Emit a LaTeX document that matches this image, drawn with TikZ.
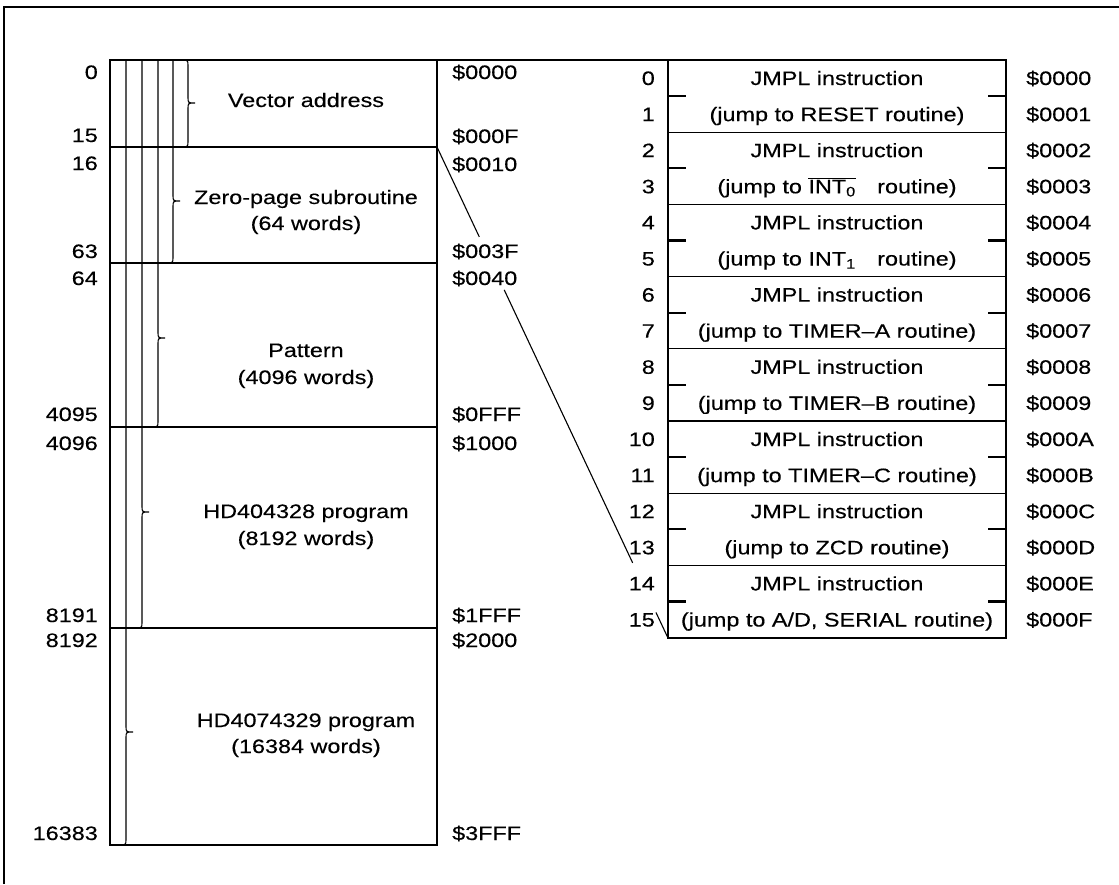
\documentclass[tikz,border=0pt]{standalone}
\usepackage{fontspec}
\setmainfont[FakeStretch=1.2,FakeBold=0.3]{Liberation Sans}
\usepackage{tikz}
\usetikzlibrary{calc,positioning}
\newcommand{\barsig}[1]{$\overline{\hbox{#1}}$}
% bracket of a rom area: x, top, tip, bottom
\newcommand{\romspan}[4]{
\draw[sep] (#1,#2) -- (#1,#3-6) .. controls (#1,#3) .. (#1+7,#3) .. controls (#1,#3) .. (#1,#3+6) -- (#1,#4-6) .. controls (#1,#4) .. (#1-7,#4);
}

\begin{document}
\begin{tikzpicture}[x=1pt,y=-1pt]
\tikzstyle{lbl}=[inner sep=0pt, text height=14pt, text depth=0pt, font=\fontsize{19.5}{23}\selectfont]
\tikzstyle{box}=[line width=2.6pt]
\tikzstyle{sep}=[line width=1.1pt]

\useasboundingbox (0,0) rectangle (1119,884);

% frame
\draw[line width=1.4pt] (4,884) -- (4,7) -- (1119,7);

\coordinate (romNE) at (437,60);
\coordinate (romZP) at (437,147);
\coordinate (vecNW) at (668,60);
\coordinate (vecSW) at (668,638);

% rom map
\draw[box] (110,60) rectangle (437,845);
\draw[sep] (110,147) -- (437,147);
\draw[sep] (110,263) -- (437,263);
\draw[sep] (110,427) -- (437,427);
\draw[sep] (110,628) -- (437,628);

\draw[sep] (181,60) .. controls (188,60) .. (188,66) -- (188,97) .. controls (188,103) .. (195,103) .. controls (188,103) .. (188,109) -- (188,141) .. controls (188,147) .. (181,147);
\romspan{173}{60}{201}{263}
\romspan{158}{60}{338}{427}
\romspan{142}{60}{512}{628}
\romspan{126}{60}{732}{845}

\node[lbl,anchor=east] (n0) at (98,72) {0};
\node[lbl,anchor=east] (n15) at (98,135) {15};
\node[lbl,anchor=east] (n16) at (98,163) {16};
\node[lbl,anchor=east] (n63) at (98,251) {63};
\node[lbl,anchor=east] (n64) at (98,278) {64};
\node[lbl,anchor=east] (n4095) at (98,414) {4095};
\node[lbl,anchor=east] (n4096) at (98,443) {4096};
\node[lbl,anchor=east] (n8191) at (98,615) {8191};
\node[lbl,anchor=east] (n8192) at (98,640) {8192};
\node[lbl,anchor=east] (n16383) at (98,833) {16383};

\node[lbl,anchor=west] (a0000) at (452,72) {\$0000};
\node[lbl,anchor=west] (a000F) at (452,136) {\$000F};
\node[lbl,anchor=west] (a0010) at (452,164) {\$0010};
\node[lbl,anchor=west] (a003F) at (452,251) {\$003F};
\node[lbl,anchor=west] (a0040) at (452,278) {\$0040};
\node[lbl,anchor=west] (a0FFF) at (452,414) {\$0FFF};
\node[lbl,anchor=west] (a1000) at (452,443) {\$1000};
\node[lbl,anchor=west] (a1FFF) at (452,615) {\$1FFF};
\node[lbl,anchor=west] (a2000) at (452,640) {\$2000};
\node[lbl,anchor=west] (a3FFF) at (452,833) {\$3FFF};

\node[lbl] (vec) at (306,100) {Vector address};
\node[lbl] (zp) at (306,197) {Zero-page subroutine};
\node[lbl] (zpw) at (306,223) {(64 words)};
\node[lbl] (pat) at (306,350) {Pattern};
\node[lbl] (patw) at (306,377) {(4096 words)};
\node[lbl] (prga) at (306,511) {HD404328 program};
\node[lbl] (prgaw) at (306,538) {(8192 words)};
\node[lbl] (prgb) at (306,720) {HD4074329 program};
\node[lbl] (prgbw) at (306,746) {(16384 words)};

% vector table
\draw[box] (vecNW) rectangle (1006,638);
\foreach \j in {1,...,7}
  \draw[sep] (668,60+72.2*\j) -- (1006,60+72.2*\j);
\foreach \j in {0,...,7}
{
  \draw[line width=2.2pt] (668,96.1+72.2*\j) -- (686,96.1+72.2*\j);
  \draw[line width=2.2pt] (988,96.1+72.2*\j) -- (1006,96.1+72.2*\j);
  \node[lbl] (jmp\j) at (837,78+72.2*\j) {JMPL instruction};
}
\foreach \t [count=\j from 0] in {{(jump to RESET routine)},{(jump to \barsig{INT\textsubscript{0}}\hspace{1.1em}routine)},{(jump to INT\textsubscript{1}\hspace{1.1em}routine)},{(jump to TIMER--A routine)},{(jump to TIMER--B routine)},{(jump to TIMER--C routine)},{(jump to ZCD routine)},{(jump to A/D, SERIAL routine)}}
  \node[lbl] (dst\j) at (837,114.1+72.2*\j) {\t};

\foreach \h [count=\k from 0] in {0,1,2,3,4,5,6,7,8,9,A,B,C,D,E,F}
{
  \node[lbl,anchor=east] (r\k) at (655,78+36.1*\k) {\k};
  \node[lbl,anchor=west] (v\k) at (1026,78+36.1*\k) {\$000\h};
}

% lead lines
\draw[line width=2pt] (romNE) -- (vecNW);
\draw[sep] (romZP) -- ($(romZP)!0.183!(vecSW)$);
\draw[sep] ($(romZP)!0.291!(vecSW)$) -- ($(romZP)!0.847!(vecSW)$);
\draw[sep] ($(romZP)!0.948!(vecSW)$) -- (vecSW);
\end{tikzpicture}
\end{document}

**WRITTEN TASK**
Write out every line above exactly as it is, leaving out the pictures.

**THE RESPONSE**
Emit a LaTeX document that matches this image, drawn with TikZ.
\documentclass[tikz,border=0pt]{standalone}
\usepackage{fontspec}
\setmainfont[FakeStretch=1.2,FakeBold=0.3]{Liberation Sans}
\usepackage{tikz}
\usetikzlibrary{calc,positioning}
\newcommand{\barsig}[1]{$\overline{\hbox{#1}}$}
% bracket of a rom area: x, top, tip, bottom
\newcommand{\romspan}[4]{
\draw[sep] (#1,#2) -- (#1,#3-6) .. controls (#1,#3) .. (#1+7,#3) .. controls (#1,#3) .. (#1,#3+6) -- (#1,#4-6) .. controls (#1,#4) .. (#1-7,#4);
}

\begin{document}
\begin{tikzpicture}[x=1pt,y=-1pt]
\tikzstyle{lbl}=[inner sep=0pt, text height=14pt, text depth=0pt, font=\fontsize{19.5}{23}\selectfont]
\tikzstyle{box}=[line width=2.6pt]
\tikzstyle{sep}=[line width=1.1pt]

\useasboundingbox (0,0) rectangle (1119,884);

% frame
\draw[line width=1.4pt] (4,884) -- (4,7) -- (1119,7);

\coordinate (romNE) at (437,60);
\coordinate (romZP) at (437,147);
\coordinate (vecNW) at (668,60);
\coordinate (vecSW) at (668,638);

% rom map
\draw[box] (110,60) rectangle (437,845);
\draw[sep] (110,147) -- (437,147);
\draw[sep] (110,263) -- (437,263);
\draw[sep] (110,427) -- (437,427);
\draw[sep] (110,628) -- (437,628);

\draw[sep] (181,60) .. controls (188,60) .. (188,66) -- (188,97) .. controls (188,103) .. (195,103) .. controls (188,103) .. (188,109) -- (188,141) .. controls (188,147) .. (181,147);
\romspan{173}{60}{201}{263}
\romspan{158}{60}{338}{427}
\romspan{142}{60}{512}{628}
\romspan{126}{60}{732}{845}

\node[lbl,anchor=east] (n0) at (98,72) {0};
\node[lbl,anchor=east] (n15) at (98,135) {15};
\node[lbl,anchor=east] (n16) at (98,163) {16};
\node[lbl,anchor=east] (n63) at (98,251) {63};
\node[lbl,anchor=east] (n64) at (98,278) {64};
\node[lbl,anchor=east] (n4095) at (98,414) {4095};
\node[lbl,anchor=east] (n4096) at (98,443) {4096};
\node[lbl,anchor=east] (n8191) at (98,615) {8191};
\node[lbl,anchor=east] (n8192) at (98,640) {8192};
\node[lbl,anchor=east] (n16383) at (98,833) {16383};

\node[lbl,anchor=west] (a0000) at (452,72) {\$0000};
\node[lbl,anchor=west] (a000F) at (452,136) {\$000F};
\node[lbl,anchor=west] (a0010) at (452,164) {\$0010};
\node[lbl,anchor=west] (a003F) at (452,251) {\$003F};
\node[lbl,anchor=west] (a0040) at (452,278) {\$0040};
\node[lbl,anchor=west] (a0FFF) at (452,414) {\$0FFF};
\node[lbl,anchor=west] (a1000) at (452,443) {\$1000};
\node[lbl,anchor=west] (a1FFF) at (452,615) {\$1FFF};
\node[lbl,anchor=west] (a2000) at (452,640) {\$2000};
\node[lbl,anchor=west] (a3FFF) at (452,833) {\$3FFF};

\node[lbl] (vec) at (306,100) {Vector address};
\node[lbl] (zp) at (306,197) {Zero-page subroutine};
\node[lbl] (zpw) at (306,223) {(64 words)};
\node[lbl] (pat) at (306,350) {Pattern};
\node[lbl] (patw) at (306,377) {(4096 words)};
\node[lbl] (prga) at (306,511) {HD404328 program};
\node[lbl] (prgaw) at (306,538) {(8192 words)};
\node[lbl] (prgb) at (306,720) {HD4074329 program};
\node[lbl] (prgbw) at (306,746) {(16384 words)};

% vector table
\draw[box] (vecNW) rectangle (1006,638);
\foreach \j in {1,...,7}
  \draw[sep] (668,60+72.2*\j) -- (1006,60+72.2*\j);
\foreach \j in {0,...,7}
{
  \draw[line width=2.2pt] (668,96.1+72.2*\j) -- (686,96.1+72.2*\j);
  \draw[line width=2.2pt] (988,96.1+72.2*\j) -- (1006,96.1+72.2*\j);
  \node[lbl] (jmp\j) at (837,78+72.2*\j) {JMPL instruction};
}
\foreach \t [count=\j from 0] in {{(jump to RESET routine)},{(jump to \barsig{INT\textsubscript{0}}\hspace{1.1em}routine)},{(jump to INT\textsubscript{1}\hspace{1.1em}routine)},{(jump to TIMER--A routine)},{(jump to TIMER--B routine)},{(jump to TIMER--C routine)},{(jump to ZCD routine)},{(jump to A/D, SERIAL routine)}}
  \node[lbl] (dst\j) at (837,114.1+72.2*\j) {\t};

\foreach \h [count=\k from 0] in {0,1,2,3,4,5,6,7,8,9,A,B,C,D,E,F}
{
  \node[lbl,anchor=east] (r\k) at (655,78+36.1*\k) {\k};
  \node[lbl,anchor=west] (v\k) at (1026,78+36.1*\k) {\$000\h};
}

% lead lines
\draw[line width=2pt] (romNE) -- (vecNW);
\draw[sep] (romZP) -- ($(romZP)!0.183!(vecSW)$);
\draw[sep] ($(romZP)!0.291!(vecSW)$) -- ($(romZP)!0.847!(vecSW)$);
\draw[sep] ($(romZP)!0.948!(vecSW)$) -- (vecSW);
\end{tikzpicture}
\end{document}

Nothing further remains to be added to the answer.